Z miłości zmienił wiarę

Szukał alternatywy dla katolicyzmu. Nie zamyka się na żadną religię. Przyznaje, że odkąd zerwał z dotychczasową wiarą, kilka razy przeczytał Biblię, zakupił ostatnio „Dzieła wybrane świętego Tomasza z Akwinu” i książki wprowadzające do Starego czy Nowego Testamentu. W swoich zbiorach, prócz Koranu, ma też Torę. – Ale moje życie jest teraz bardziej uporządkowane, szczególnie wewnętrznie. Przechodząc na islam, poczułem jakbym na nowo się narodził. Człowiek musi do wszystkiego dojrzeć i musi to stanowić jego świadomy wybór. A nie być ochrzczonym jako dwutygodniowy dzieciak, bo tak trzeba.

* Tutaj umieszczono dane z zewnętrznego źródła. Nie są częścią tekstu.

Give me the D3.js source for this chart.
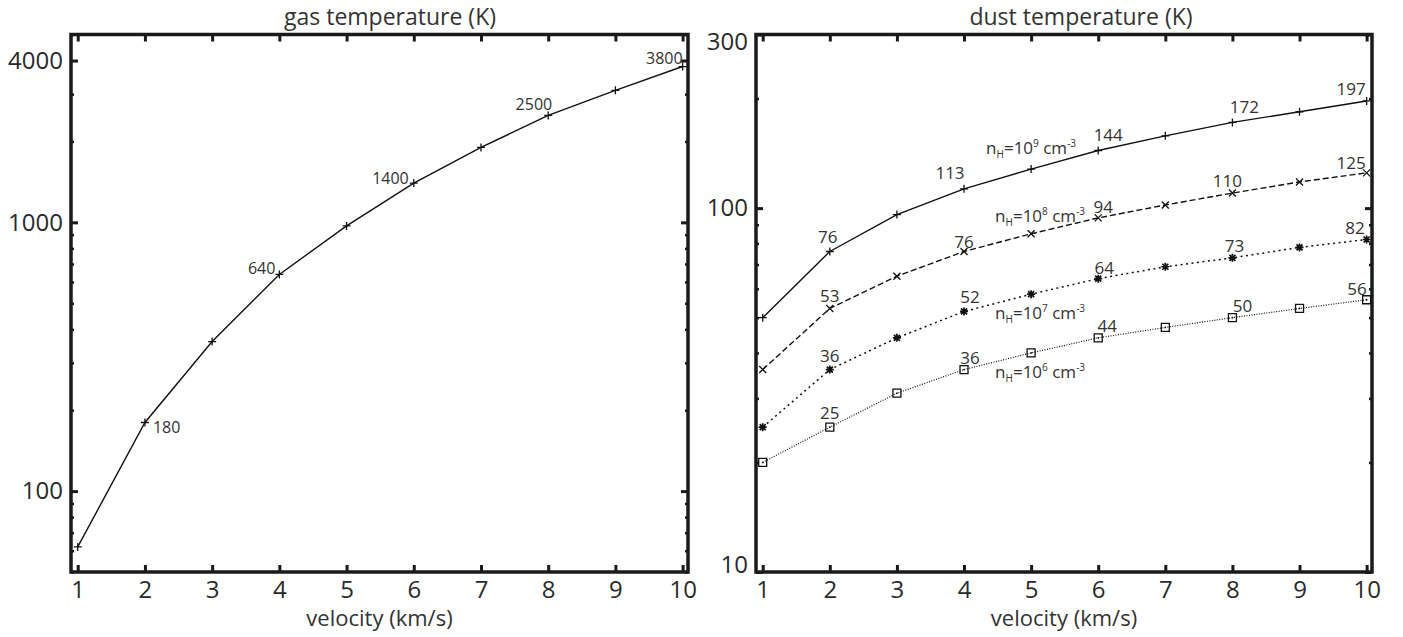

Za którymś razem, Grzesiek zabrał do Egiptu swoją mamę. Zrobiła tam prawdziwą furorę. - Tamtejsi chłopcy dość szybko są separowani od matek. Kiedy przechodzą w wiek dojrzewania, pieczę nad nimi przejmują ojcowie. Dlatego miła, starsza pani jest dla nich symbolem czegoś, czego im brakuje, za czym tęsknią – wyjaśnia.

W Egipcie mieszka mnóstwo naszych rodaków. Jeszcze przed rewolucją, była moda na kupowanie tam mieszkań. Raz, bo były tanie, a dwa że można było mieć własne lokum w kurorcie wczasowym. - Poza tym to wcale nie są takie małe mieszkanka. Egipska kawalerka to przynajmniej 80 metrów kwadratowych. Ze względu na mieszkające pod jednym dachem wielopokoleniowe rodziny. Sam nie raz się zastanawiałem nad przeprowadzką. Zobaczymy jak to będzie, czas pokaże!